> [What the exercise asks] Gather up every line that includes the string "this".

> [Provided records]
***

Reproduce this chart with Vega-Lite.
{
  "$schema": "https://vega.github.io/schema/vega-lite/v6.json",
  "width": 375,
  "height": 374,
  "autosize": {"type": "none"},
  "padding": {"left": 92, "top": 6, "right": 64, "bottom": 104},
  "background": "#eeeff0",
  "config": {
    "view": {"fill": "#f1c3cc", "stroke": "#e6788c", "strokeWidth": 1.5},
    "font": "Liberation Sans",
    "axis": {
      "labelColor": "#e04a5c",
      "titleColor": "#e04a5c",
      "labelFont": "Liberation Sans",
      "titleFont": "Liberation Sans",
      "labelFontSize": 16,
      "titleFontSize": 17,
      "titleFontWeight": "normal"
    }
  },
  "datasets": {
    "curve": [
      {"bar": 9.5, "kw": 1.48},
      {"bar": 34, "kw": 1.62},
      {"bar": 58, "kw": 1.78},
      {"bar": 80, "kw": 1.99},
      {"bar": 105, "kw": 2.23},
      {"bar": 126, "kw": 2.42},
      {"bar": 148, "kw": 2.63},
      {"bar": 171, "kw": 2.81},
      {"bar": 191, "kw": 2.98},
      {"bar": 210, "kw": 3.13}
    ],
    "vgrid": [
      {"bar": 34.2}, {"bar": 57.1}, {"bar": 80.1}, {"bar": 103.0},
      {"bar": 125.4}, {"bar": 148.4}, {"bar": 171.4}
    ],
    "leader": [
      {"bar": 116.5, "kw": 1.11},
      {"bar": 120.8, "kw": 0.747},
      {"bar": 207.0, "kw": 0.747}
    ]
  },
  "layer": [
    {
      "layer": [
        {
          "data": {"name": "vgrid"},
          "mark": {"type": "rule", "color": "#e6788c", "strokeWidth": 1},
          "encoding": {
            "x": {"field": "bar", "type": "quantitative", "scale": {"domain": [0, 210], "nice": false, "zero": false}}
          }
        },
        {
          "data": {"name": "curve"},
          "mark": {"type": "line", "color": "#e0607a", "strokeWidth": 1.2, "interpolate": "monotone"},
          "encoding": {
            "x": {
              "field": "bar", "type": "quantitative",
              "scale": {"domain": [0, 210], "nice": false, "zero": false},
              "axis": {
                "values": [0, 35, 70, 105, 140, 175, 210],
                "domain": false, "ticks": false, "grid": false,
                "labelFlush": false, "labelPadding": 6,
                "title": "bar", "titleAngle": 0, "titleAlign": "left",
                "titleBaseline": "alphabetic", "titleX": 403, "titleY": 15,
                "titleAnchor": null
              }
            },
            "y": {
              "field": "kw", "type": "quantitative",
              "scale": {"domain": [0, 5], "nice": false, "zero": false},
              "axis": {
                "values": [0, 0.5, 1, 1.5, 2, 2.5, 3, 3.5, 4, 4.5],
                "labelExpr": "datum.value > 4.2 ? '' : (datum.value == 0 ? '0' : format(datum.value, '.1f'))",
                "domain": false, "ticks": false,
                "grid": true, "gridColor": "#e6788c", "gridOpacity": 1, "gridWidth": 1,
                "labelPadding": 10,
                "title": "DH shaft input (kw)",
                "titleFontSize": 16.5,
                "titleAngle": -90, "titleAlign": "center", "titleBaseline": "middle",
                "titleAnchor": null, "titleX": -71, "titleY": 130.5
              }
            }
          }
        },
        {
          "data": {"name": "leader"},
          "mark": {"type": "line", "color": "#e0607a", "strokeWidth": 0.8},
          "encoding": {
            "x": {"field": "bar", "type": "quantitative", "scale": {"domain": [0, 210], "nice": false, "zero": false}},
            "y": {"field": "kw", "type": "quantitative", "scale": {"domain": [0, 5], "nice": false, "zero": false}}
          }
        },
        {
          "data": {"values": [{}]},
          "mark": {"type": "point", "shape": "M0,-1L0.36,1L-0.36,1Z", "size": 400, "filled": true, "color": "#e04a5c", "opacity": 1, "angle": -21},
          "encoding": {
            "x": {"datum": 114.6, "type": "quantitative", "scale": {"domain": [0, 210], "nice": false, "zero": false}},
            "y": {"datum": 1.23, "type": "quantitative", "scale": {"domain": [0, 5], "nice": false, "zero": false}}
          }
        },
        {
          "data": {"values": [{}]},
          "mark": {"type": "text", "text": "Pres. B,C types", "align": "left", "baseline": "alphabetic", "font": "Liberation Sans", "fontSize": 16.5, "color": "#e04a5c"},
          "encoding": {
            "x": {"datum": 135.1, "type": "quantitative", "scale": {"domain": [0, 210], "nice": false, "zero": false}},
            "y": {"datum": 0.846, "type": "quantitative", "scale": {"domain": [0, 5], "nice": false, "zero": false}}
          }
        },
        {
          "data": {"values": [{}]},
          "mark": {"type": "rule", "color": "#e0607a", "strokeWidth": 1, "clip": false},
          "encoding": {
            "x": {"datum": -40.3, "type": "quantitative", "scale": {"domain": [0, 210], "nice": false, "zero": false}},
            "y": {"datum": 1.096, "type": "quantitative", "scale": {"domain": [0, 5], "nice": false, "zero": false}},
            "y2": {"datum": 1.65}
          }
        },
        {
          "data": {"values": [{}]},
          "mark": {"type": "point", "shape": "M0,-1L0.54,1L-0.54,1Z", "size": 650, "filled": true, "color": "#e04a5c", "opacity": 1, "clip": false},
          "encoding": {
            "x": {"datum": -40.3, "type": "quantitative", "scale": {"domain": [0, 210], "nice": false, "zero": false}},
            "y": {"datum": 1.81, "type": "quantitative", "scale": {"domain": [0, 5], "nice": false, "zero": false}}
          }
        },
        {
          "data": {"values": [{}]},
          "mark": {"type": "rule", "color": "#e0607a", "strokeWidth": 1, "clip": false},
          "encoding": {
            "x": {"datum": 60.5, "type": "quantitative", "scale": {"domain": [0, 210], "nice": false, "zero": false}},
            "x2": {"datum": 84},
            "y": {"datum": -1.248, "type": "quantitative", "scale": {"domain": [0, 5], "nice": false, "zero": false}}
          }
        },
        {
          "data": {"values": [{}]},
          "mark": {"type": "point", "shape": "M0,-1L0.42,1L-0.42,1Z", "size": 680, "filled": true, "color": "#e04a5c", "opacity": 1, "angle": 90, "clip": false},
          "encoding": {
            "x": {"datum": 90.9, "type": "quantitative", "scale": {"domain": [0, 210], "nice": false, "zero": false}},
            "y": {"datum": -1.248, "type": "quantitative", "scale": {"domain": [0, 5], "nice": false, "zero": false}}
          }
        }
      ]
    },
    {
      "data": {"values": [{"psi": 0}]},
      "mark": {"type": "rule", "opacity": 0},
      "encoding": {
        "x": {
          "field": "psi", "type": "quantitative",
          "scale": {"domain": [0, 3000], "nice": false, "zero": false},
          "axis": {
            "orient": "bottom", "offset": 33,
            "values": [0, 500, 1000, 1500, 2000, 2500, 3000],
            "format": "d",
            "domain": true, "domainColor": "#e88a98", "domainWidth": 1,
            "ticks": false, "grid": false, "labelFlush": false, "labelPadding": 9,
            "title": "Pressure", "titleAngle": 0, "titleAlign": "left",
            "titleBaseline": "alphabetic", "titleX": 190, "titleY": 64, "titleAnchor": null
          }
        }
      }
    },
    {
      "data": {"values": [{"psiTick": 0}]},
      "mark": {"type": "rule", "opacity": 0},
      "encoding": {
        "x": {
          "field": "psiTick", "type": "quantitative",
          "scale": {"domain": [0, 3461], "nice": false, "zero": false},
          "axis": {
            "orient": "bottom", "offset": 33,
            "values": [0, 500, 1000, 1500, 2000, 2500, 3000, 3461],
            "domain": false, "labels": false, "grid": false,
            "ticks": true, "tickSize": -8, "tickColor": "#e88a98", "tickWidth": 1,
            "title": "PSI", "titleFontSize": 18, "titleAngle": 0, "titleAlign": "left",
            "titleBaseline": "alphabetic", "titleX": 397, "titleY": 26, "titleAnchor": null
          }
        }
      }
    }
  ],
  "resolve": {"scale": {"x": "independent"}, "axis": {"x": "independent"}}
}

***

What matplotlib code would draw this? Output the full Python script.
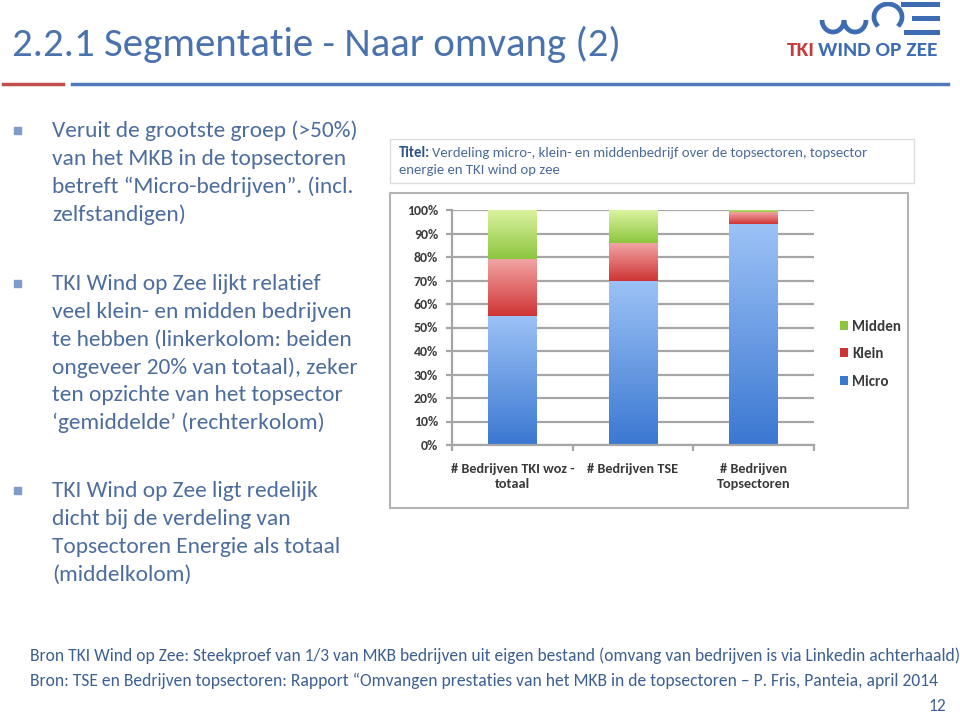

***

> [Worked answer]
Reproduce this chart with Vega-Lite.
What matplotlib code would draw this? Output the full Python script.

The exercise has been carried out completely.